How do I handle negative reactions such as anger, betrayal, or fear from long-term partners?

First, do not rush to neutralize emotion. If a long-term partner reacts with anger, sadness, or a sense of betrayal, that does not automatically mean the conversation has gone badly. It often means the relationship was real and the news matters. People who helped build something with you may experience your exit as a loss of identity, influence, certainty, or shared future. If you become defensive too quickly, you can unintentionally confirm their fear that the relationship now matters less than the transaction.

The most effective approach is to stay calm, listen actively, and acknowledge the legitimacy of the reaction without necessarily agreeing with every accusation or interpretation. You can say, in substance, that you understand why the news feels difficult, that the partnership has mattered deeply, and that you expected this would raise hard emotions and important questions. That kind of response does not solve the problem instantly, but it creates room for a more constructive conversation. People tend to escalate when they feel dismissed, not when they feel heard.

At the same time, empathy should be paired with steadiness. Do not overpromise in an attempt to reduce discomfort. Do not imply outcomes you cannot control. Do not let guilt drive you into vague reassurances that will later undermine trust. If a partner is upset about uncertainty, the answer is not false certainty; it is clear communication about what is known, what is still in process, and how decisions will be handled. In many cases, negative reactions soften when people see that you are willing to stay engaged, answer difficult questions, and keep showing up after the initial conversation rather than disappearing once the announcement is made.

How can I preserve important relationships after announcing a business exit?

Preserving relationships after exit news depends less on the announcement itself and more on what happens in the days and months that follow. Many founders assume that if the initial conversation is respectful, the relationship will take care of itself. In reality, trust is often rebuilt or reinforced through follow-through. That means updating people when you said you would, clarifying next steps, honoring commitments, and staying accessible during a period when others may feel destabilized. Consistency matters enormously after emotionally significant news.
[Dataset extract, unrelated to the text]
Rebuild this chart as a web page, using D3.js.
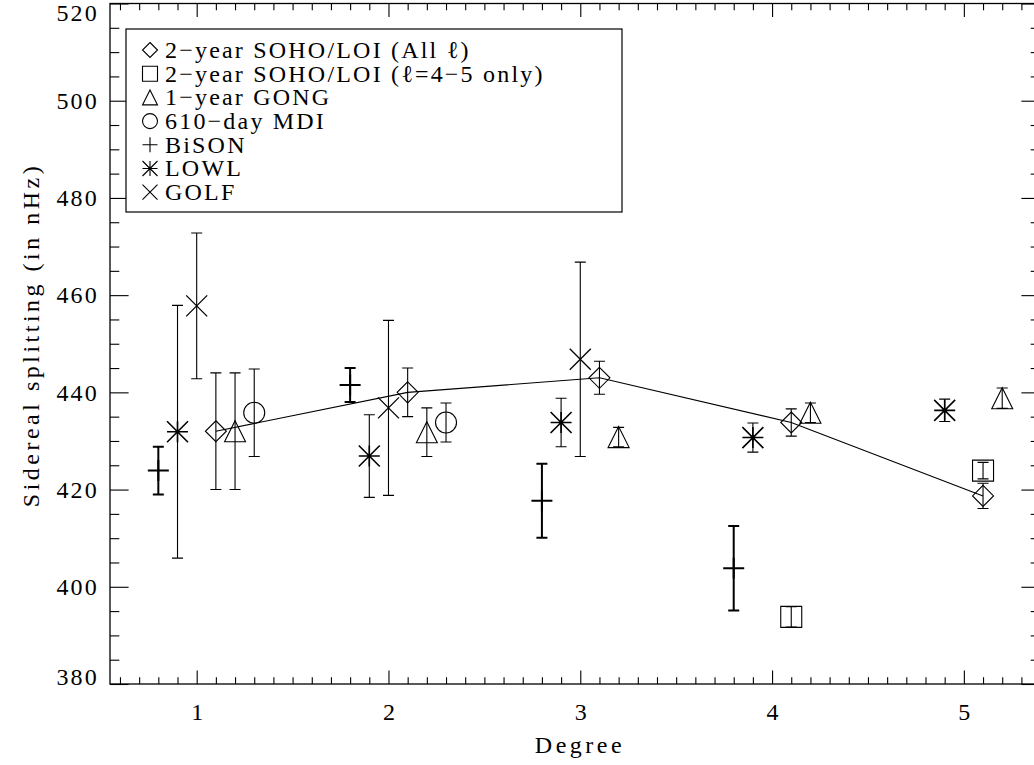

It also helps to recognize that different long-term partners will define a “good outcome” differently. A key client may care most about continuity and service quality. A lender may care about transparency, covenants, and risk exposure. A co-founder or equity partner may care about voice, fairness, and legacy. Preserving the relationship requires showing that you understand their stake in the transition, not treating everyone as though they have the same concerns. Tailored communication demonstrates respect and reduces the feeling that the exit has flattened years of relationship into a single business event.

Finally, be intentional about legacy. If these are people with whom you have built trust over years or decades, the goal is not just to “manage messaging.” The goal is to leave the relationship in as strong and dignified a state as possible, even if there is disappointment. Express appreciation specifically, not generically. Name the role they played in the company’s story. Invite continued dialogue where appropriate. And remember that exits do not only close chapters; they often shape reputations for decades. Founders who communicate with honesty, humility, and discipline are far more likely to preserve goodwill, protect future opportunities, and maintain relationships that continue long after the transaction is complete.